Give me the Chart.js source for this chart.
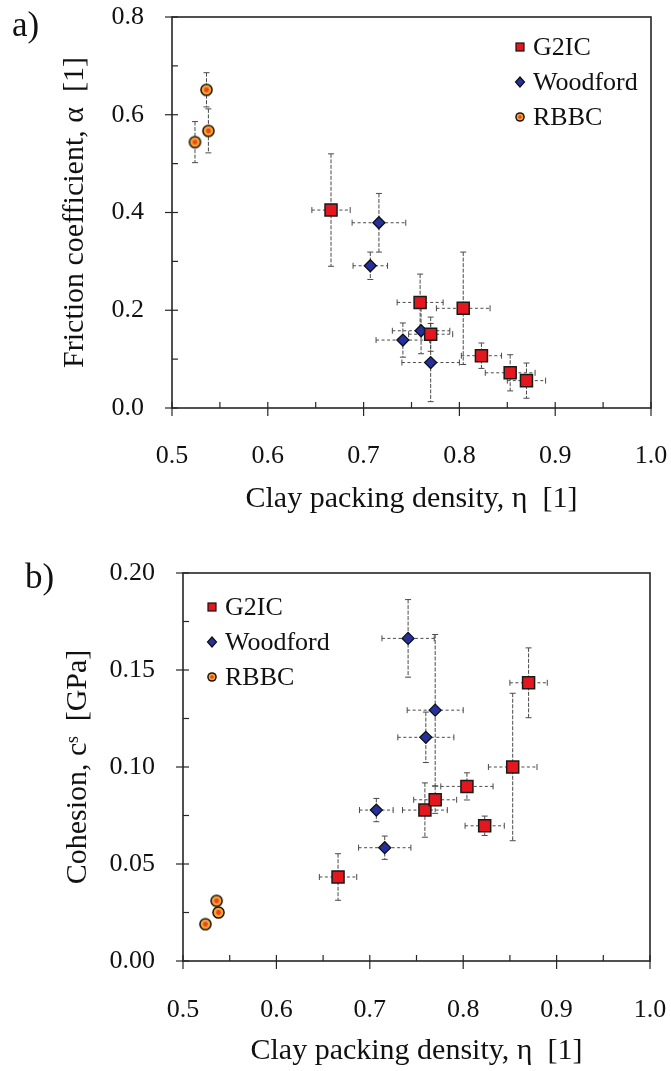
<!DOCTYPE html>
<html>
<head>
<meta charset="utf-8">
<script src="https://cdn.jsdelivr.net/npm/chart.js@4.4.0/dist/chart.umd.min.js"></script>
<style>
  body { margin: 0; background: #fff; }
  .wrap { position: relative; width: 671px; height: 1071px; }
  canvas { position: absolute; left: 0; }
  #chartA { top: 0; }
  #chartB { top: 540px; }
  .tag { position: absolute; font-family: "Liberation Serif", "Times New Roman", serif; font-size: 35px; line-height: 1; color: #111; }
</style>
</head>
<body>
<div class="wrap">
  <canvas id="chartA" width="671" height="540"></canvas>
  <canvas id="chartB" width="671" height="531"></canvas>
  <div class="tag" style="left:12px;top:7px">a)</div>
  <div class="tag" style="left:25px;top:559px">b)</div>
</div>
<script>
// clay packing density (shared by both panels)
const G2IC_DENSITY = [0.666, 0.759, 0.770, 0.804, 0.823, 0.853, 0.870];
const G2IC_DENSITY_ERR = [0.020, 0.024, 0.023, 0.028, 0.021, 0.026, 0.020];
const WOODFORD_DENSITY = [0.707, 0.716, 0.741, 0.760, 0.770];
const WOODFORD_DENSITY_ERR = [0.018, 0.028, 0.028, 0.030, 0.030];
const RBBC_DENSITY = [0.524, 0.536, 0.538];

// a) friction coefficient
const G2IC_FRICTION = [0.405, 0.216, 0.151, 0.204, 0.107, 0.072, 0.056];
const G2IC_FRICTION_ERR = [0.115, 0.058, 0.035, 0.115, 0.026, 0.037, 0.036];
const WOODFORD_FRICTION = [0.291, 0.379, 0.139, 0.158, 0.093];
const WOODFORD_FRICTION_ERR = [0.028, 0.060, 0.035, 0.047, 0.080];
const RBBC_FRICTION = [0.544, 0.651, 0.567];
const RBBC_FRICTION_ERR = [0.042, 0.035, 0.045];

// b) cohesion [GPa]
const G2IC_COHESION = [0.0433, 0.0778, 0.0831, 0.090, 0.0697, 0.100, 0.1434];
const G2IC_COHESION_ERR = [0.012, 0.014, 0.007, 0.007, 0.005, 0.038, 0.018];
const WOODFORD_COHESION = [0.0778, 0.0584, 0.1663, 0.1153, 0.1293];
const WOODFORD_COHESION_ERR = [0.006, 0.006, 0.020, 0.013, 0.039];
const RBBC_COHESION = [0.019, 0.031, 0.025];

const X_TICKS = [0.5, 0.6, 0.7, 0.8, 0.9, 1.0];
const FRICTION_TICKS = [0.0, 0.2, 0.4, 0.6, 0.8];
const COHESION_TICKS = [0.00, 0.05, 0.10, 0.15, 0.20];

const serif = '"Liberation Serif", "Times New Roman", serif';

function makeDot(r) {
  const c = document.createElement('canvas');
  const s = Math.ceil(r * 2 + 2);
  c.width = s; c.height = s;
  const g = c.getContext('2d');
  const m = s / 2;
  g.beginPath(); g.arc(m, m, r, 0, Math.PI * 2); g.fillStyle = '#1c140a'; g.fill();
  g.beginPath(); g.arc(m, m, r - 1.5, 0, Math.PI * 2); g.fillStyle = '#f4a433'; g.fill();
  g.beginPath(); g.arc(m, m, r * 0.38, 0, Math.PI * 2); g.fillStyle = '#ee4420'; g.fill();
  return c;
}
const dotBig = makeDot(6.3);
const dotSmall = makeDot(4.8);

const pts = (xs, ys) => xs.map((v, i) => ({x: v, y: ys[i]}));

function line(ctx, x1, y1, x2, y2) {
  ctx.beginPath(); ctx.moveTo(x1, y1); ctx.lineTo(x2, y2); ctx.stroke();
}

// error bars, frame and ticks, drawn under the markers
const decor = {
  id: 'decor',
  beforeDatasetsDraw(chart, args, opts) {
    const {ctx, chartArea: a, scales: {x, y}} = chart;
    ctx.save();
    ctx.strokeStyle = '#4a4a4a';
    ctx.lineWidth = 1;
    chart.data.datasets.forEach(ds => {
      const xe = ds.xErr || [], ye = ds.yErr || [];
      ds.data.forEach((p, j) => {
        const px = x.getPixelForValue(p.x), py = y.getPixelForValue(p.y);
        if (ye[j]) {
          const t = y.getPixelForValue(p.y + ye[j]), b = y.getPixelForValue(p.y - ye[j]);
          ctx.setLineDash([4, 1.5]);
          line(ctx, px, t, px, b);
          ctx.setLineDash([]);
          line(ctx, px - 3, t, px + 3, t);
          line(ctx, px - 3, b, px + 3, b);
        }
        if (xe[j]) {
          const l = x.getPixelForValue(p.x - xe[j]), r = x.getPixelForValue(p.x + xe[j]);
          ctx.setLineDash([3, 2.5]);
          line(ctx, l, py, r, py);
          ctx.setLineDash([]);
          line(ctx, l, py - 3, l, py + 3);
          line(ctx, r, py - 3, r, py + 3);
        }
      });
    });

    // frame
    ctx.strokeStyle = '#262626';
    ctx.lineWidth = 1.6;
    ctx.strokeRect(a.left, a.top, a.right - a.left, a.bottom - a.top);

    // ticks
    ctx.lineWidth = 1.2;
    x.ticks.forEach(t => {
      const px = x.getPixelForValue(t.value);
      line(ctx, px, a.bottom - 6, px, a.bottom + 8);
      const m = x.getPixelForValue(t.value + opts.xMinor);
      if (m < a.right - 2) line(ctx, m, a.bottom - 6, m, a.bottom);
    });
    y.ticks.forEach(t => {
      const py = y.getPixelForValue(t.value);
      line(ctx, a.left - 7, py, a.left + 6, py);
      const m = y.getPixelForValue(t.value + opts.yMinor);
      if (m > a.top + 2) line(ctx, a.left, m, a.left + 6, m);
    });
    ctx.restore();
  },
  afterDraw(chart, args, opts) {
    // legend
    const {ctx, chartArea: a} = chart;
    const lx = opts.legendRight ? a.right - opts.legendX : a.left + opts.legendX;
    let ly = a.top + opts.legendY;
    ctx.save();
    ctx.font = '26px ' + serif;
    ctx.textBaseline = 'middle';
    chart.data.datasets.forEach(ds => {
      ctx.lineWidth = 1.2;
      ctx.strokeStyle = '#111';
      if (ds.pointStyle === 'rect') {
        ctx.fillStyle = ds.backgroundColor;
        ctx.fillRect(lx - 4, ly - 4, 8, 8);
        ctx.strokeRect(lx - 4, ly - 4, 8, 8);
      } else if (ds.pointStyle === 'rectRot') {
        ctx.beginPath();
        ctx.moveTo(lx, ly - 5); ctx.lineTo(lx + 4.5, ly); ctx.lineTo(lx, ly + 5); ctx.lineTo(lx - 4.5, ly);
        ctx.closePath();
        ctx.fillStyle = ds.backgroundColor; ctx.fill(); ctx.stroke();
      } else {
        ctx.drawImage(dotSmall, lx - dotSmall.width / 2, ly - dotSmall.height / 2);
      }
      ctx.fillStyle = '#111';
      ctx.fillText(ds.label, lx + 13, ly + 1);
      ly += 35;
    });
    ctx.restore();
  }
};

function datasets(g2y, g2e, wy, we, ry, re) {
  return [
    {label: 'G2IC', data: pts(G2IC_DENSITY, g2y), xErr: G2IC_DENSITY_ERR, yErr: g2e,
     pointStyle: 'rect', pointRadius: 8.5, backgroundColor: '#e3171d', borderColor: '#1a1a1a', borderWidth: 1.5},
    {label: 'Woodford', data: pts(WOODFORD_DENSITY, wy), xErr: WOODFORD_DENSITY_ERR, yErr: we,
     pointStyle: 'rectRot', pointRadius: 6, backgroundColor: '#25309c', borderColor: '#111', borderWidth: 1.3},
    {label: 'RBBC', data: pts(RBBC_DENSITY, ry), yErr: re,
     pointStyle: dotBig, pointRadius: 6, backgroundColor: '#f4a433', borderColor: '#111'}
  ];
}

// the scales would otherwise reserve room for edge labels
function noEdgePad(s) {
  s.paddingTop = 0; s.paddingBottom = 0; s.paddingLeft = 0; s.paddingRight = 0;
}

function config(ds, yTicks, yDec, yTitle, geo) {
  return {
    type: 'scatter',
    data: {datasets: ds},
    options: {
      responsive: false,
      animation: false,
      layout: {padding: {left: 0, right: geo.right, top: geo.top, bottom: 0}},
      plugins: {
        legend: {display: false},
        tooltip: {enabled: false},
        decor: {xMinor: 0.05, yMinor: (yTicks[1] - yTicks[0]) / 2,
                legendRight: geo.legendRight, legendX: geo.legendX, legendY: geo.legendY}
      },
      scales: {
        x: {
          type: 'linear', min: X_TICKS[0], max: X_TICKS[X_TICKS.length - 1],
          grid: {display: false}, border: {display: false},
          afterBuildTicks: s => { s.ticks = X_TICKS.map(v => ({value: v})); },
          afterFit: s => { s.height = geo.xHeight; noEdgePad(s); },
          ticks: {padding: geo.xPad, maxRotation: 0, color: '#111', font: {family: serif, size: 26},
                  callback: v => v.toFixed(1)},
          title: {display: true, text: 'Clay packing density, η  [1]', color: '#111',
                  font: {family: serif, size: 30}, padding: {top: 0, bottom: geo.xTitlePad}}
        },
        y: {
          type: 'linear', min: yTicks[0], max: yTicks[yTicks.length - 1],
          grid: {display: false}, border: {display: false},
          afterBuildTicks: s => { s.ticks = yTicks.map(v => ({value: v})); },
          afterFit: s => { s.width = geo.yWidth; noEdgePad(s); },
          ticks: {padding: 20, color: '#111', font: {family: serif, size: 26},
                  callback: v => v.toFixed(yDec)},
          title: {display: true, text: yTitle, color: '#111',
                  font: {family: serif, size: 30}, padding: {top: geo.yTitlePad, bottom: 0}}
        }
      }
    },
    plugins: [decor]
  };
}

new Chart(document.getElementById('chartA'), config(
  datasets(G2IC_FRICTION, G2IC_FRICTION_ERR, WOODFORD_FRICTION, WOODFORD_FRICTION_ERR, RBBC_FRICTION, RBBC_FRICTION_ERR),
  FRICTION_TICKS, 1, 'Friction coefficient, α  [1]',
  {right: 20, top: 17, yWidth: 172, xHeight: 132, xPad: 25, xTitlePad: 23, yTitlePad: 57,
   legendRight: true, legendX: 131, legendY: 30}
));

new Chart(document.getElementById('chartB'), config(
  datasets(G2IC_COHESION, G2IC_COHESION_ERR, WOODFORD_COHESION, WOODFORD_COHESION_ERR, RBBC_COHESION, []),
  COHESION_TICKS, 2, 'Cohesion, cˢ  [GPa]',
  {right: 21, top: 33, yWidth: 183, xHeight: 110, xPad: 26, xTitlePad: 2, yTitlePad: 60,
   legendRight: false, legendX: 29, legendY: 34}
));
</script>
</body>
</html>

•••••

# [Instructions for the task]
Copy nothing but the lines from the top of the data down to the line containing "const RBBC_DENSITY = [0.524, 0.536, 0.538];", and leave the pictures out.

# [The output]
Give me the Chart.js source for this chart.
<!DOCTYPE html>
<html>
<head>
<meta charset="utf-8">
<script src="https://cdn.jsdelivr.net/npm/chart.js@4.4.0/dist/chart.umd.min.js"></script>
<style>
  body { margin: 0; background: #fff; }
  .wrap { position: relative; width: 671px; height: 1071px; }
  canvas { position: absolute; left: 0; }
  #chartA { top: 0; }
  #chartB { top: 540px; }
  .tag { position: absolute; font-family: "Liberation Serif", "Times New Roman", serif; font-size: 35px; line-height: 1; color: #111; }
</style>
</head>
<body>
<div class="wrap">
  <canvas id="chartA" width="671" height="540"></canvas>
  <canvas id="chartB" width="671" height="531"></canvas>
  <div class="tag" style="left:12px;top:7px">a)</div>
  <div class="tag" style="left:25px;top:559px">b)</div>
</div>
<script>
// clay packing density (shared by both panels)
const G2IC_DENSITY = [0.666, 0.759, 0.770, 0.804, 0.823, 0.853, 0.870];
const G2IC_DENSITY_ERR = [0.020, 0.024, 0.023, 0.028, 0.021, 0.026, 0.020];
const WOODFORD_DENSITY = [0.707, 0.716, 0.741, 0.760, 0.770];
const WOODFORD_DENSITY_ERR = [0.018, 0.028, 0.028, 0.030, 0.030];
const RBBC_DENSITY = [0.524, 0.536, 0.538];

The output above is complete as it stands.